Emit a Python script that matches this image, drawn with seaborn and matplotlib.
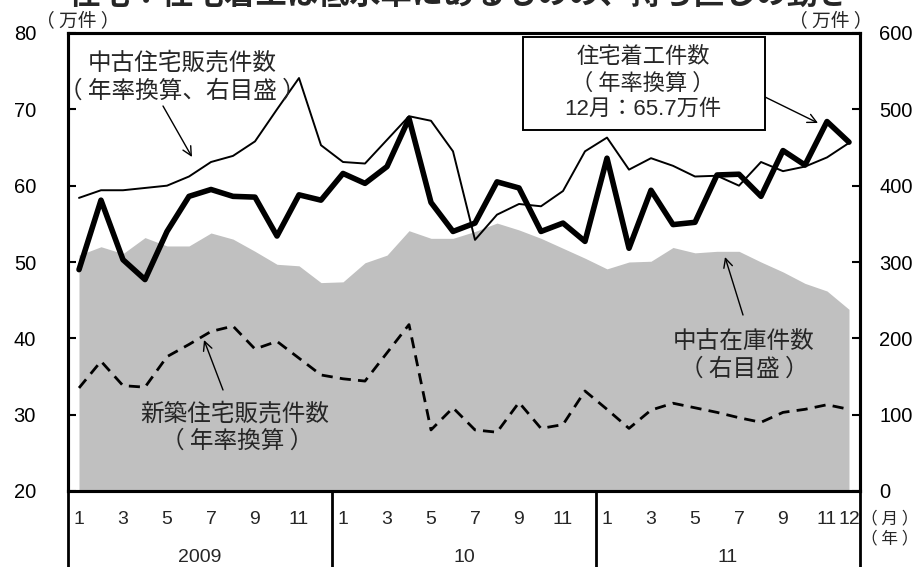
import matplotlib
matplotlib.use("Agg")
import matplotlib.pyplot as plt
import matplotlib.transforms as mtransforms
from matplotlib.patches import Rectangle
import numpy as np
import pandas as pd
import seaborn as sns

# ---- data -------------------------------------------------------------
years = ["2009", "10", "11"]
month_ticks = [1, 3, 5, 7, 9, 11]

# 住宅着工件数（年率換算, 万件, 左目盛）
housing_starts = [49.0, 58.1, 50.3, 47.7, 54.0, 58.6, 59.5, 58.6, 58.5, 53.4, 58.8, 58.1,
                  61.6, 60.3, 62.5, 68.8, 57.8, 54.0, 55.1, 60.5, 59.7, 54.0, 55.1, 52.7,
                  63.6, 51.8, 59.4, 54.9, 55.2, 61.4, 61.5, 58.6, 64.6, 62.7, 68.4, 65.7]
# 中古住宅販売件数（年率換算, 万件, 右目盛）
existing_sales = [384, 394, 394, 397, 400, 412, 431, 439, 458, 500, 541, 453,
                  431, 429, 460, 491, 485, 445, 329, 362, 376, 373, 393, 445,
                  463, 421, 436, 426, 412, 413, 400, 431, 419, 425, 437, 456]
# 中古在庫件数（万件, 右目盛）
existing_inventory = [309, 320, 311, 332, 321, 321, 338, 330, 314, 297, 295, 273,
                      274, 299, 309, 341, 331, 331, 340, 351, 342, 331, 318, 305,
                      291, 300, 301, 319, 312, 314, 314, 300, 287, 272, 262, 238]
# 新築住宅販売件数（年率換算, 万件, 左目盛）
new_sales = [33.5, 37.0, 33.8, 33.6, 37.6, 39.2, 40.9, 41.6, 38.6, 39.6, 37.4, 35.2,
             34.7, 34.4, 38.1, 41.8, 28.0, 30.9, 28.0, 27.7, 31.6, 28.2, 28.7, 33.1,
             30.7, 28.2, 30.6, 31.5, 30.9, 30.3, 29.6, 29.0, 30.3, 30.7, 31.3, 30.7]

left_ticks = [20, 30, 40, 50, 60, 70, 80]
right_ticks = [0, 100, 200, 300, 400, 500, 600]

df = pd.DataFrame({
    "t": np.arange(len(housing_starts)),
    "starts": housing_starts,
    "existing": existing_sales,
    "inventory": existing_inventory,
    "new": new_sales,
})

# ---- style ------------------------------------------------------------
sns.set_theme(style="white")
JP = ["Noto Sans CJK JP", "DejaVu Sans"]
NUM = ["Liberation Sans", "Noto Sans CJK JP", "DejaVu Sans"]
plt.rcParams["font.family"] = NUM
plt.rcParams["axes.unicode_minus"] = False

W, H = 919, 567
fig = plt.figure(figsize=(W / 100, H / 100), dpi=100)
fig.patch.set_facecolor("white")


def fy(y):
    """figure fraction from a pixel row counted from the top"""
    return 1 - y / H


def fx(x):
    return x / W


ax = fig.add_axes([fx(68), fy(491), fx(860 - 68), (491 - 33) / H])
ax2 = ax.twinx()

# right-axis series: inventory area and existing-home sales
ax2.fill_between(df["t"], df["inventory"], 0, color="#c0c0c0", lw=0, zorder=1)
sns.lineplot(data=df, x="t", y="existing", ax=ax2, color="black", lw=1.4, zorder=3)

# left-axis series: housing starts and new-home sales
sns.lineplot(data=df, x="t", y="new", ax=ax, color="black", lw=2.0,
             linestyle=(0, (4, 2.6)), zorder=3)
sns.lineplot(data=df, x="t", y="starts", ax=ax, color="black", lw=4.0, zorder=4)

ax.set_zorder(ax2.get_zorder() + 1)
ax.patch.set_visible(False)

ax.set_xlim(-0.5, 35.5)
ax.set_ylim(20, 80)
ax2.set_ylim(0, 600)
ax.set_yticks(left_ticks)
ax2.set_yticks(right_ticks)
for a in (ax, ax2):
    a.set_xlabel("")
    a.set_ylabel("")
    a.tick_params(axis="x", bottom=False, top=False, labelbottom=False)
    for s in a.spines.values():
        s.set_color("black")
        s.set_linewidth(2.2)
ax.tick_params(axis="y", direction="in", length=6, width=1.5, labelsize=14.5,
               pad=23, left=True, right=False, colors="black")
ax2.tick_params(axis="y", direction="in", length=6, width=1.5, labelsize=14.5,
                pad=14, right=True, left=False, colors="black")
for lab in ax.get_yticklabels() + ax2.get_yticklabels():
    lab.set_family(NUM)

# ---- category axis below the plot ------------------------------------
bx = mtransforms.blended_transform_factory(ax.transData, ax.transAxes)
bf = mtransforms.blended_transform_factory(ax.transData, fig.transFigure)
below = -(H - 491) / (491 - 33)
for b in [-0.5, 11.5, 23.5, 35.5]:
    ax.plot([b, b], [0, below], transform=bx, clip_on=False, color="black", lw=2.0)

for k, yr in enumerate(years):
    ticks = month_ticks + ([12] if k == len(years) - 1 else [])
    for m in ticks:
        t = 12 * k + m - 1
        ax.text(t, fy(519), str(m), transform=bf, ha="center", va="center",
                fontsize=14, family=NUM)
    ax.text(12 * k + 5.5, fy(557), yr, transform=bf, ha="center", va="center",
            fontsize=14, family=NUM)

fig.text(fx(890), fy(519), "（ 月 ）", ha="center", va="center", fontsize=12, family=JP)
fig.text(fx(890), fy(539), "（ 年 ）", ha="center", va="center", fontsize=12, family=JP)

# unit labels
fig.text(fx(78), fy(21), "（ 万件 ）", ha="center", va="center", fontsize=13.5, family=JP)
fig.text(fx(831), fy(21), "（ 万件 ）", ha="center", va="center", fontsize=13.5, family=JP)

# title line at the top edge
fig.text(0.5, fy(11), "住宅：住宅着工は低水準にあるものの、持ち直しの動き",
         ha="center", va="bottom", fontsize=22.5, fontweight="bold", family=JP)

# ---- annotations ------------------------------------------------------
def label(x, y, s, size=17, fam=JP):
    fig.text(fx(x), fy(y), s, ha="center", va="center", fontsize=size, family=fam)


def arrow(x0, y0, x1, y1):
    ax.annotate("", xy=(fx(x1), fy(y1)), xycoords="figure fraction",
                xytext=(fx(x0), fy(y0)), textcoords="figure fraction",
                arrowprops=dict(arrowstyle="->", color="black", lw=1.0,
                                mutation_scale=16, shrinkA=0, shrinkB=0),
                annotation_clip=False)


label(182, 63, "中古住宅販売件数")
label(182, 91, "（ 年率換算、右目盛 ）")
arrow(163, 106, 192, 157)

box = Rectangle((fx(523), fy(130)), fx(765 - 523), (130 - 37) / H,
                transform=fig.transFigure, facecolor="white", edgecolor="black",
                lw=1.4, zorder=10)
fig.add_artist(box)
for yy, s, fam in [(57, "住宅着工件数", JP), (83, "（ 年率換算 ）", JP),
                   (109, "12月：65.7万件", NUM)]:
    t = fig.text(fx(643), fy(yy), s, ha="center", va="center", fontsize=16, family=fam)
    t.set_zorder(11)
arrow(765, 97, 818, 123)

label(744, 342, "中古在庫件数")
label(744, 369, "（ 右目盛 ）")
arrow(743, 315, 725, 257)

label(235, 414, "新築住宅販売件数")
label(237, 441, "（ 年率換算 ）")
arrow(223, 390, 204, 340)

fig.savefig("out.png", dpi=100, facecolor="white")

┄┄┄┄┄┄┄┄┄┄

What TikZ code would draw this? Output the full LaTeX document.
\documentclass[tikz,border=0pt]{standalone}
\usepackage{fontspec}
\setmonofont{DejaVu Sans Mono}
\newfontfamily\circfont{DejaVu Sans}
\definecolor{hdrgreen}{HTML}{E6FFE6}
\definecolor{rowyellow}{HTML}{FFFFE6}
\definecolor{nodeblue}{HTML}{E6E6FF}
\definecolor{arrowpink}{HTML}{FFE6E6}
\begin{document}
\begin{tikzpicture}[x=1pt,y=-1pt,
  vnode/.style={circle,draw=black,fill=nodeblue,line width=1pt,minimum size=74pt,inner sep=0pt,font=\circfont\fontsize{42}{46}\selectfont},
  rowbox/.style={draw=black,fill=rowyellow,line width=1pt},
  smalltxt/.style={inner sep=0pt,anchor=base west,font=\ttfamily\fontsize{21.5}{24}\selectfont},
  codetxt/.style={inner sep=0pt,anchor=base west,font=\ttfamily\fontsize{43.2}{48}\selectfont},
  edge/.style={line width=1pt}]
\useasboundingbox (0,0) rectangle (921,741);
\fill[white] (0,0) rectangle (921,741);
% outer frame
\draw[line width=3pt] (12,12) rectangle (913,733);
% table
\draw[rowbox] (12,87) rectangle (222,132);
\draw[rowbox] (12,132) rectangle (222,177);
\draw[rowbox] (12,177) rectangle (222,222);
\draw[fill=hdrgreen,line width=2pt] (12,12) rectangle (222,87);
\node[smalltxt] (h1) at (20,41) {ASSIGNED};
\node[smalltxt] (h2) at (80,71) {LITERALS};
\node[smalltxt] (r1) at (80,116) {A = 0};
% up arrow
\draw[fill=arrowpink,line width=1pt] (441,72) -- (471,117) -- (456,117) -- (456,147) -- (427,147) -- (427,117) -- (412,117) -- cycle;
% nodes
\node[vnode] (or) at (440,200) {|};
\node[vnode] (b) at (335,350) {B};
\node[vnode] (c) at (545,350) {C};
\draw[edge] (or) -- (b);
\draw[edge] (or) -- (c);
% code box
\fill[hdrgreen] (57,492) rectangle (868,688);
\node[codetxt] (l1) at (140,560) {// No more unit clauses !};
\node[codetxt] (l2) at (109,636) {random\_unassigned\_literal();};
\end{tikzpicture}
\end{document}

┄┄┄┄┄┄┄┄┄┄

• EXERCISE PROMPT: Scan the entries above for the word "seaborn" and collect each line holding it.

• TASK ANSWER:
Emit a Python script that matches this image, drawn with seaborn and matplotlib.
import seaborn as sns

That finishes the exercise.